---------- THE RECORDS

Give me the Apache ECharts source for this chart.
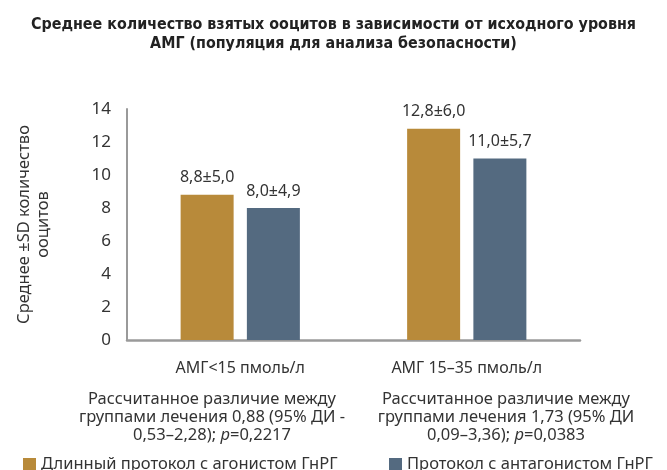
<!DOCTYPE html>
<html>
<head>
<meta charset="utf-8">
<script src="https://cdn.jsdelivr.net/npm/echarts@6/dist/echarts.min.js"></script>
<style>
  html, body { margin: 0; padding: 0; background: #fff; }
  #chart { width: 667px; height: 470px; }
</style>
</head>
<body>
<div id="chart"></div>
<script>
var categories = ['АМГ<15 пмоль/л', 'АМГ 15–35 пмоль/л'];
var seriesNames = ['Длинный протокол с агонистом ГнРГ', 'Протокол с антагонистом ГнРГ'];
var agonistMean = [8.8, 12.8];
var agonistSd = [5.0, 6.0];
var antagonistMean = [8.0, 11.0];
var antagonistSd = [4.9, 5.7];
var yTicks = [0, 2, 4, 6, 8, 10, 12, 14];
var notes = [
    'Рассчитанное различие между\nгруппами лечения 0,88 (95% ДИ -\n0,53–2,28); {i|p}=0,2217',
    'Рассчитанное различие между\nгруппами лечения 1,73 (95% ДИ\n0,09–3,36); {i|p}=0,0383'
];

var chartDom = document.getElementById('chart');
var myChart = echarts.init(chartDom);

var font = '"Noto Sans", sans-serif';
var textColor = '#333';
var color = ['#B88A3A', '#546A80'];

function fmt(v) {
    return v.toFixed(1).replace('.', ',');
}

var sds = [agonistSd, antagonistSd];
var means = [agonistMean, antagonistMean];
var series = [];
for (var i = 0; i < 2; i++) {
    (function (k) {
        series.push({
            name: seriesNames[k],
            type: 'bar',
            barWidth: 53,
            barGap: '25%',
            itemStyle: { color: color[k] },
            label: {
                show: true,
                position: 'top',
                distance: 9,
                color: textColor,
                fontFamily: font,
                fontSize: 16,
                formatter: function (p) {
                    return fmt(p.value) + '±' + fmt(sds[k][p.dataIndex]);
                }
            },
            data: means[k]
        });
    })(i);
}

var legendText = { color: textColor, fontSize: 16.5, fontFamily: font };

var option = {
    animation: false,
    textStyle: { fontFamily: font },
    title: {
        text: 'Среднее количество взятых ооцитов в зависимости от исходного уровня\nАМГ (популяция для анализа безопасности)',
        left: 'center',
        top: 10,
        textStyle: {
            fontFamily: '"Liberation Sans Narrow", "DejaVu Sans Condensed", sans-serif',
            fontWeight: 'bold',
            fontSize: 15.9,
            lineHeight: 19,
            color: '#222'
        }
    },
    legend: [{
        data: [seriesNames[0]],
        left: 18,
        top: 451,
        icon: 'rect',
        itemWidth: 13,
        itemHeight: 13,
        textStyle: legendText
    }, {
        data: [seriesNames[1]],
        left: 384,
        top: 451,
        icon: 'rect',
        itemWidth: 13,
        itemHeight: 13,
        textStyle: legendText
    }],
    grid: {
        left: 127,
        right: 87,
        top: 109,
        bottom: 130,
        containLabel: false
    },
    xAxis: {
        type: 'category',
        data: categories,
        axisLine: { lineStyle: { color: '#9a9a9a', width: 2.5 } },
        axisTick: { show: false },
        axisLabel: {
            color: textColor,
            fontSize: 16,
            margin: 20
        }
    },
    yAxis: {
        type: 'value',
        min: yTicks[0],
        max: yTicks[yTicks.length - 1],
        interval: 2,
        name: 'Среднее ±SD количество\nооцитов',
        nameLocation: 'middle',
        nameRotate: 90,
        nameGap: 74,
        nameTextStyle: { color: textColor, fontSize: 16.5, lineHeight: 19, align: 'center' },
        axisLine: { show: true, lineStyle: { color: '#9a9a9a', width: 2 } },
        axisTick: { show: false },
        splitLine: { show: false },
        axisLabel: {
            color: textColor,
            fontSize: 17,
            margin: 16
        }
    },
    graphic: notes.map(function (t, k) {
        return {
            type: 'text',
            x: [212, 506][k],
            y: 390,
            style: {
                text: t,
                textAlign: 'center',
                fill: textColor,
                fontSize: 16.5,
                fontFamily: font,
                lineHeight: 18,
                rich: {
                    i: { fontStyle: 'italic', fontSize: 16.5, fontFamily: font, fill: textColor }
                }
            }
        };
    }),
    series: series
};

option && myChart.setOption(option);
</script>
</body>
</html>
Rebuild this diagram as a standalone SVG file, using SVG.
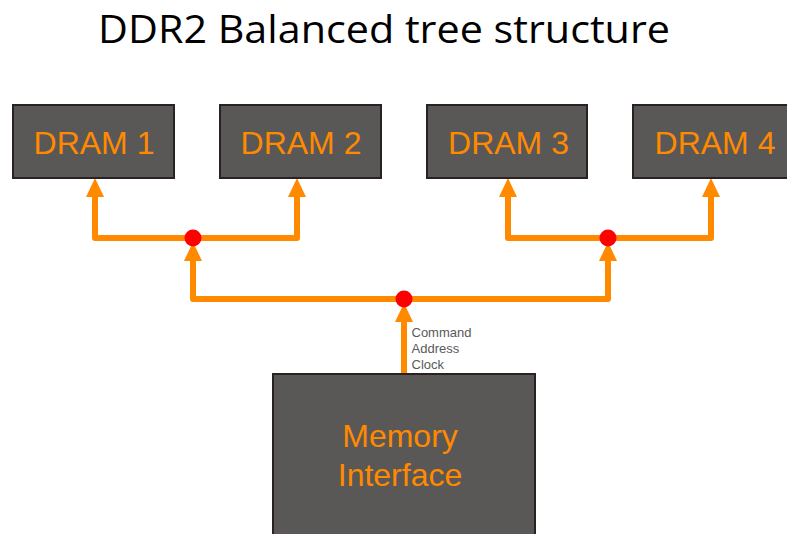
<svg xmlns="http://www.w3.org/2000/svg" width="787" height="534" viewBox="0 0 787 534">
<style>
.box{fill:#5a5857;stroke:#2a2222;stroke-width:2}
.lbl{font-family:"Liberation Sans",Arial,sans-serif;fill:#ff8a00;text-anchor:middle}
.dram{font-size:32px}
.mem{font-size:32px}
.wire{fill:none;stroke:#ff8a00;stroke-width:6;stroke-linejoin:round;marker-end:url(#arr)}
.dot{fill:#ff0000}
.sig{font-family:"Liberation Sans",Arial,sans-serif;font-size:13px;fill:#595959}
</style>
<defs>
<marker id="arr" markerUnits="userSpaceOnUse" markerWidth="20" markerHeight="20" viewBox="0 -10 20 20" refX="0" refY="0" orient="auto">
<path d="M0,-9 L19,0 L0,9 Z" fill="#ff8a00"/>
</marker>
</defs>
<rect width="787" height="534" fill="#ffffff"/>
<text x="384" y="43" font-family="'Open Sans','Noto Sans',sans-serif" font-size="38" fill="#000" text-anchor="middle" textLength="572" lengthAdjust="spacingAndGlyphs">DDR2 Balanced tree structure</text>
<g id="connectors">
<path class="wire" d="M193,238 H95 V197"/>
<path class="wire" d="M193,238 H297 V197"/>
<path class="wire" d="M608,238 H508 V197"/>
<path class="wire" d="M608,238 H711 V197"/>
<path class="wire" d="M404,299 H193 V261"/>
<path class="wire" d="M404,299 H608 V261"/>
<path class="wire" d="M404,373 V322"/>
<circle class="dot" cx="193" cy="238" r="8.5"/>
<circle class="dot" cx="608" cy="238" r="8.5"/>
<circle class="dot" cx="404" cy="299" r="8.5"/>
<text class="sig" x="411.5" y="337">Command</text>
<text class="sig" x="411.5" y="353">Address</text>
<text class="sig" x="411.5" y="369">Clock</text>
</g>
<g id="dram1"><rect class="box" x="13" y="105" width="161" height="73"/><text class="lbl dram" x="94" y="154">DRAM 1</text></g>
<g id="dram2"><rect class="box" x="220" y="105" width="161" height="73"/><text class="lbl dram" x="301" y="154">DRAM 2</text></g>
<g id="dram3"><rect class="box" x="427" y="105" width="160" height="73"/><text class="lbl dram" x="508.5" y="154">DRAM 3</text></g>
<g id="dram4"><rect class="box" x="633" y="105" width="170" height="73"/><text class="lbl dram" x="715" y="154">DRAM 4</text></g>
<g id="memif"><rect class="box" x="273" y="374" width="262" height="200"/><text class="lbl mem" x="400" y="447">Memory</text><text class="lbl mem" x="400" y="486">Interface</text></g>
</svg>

--------------------

_EXERCISE BRIEF_. Locate all lines in the listing above with the word "this". Copy them.

_WRITTEN ANSWER_.
Give me the Apache ECharts source for this chart.
Rebuild this diagram as a standalone SVG file, using SVG.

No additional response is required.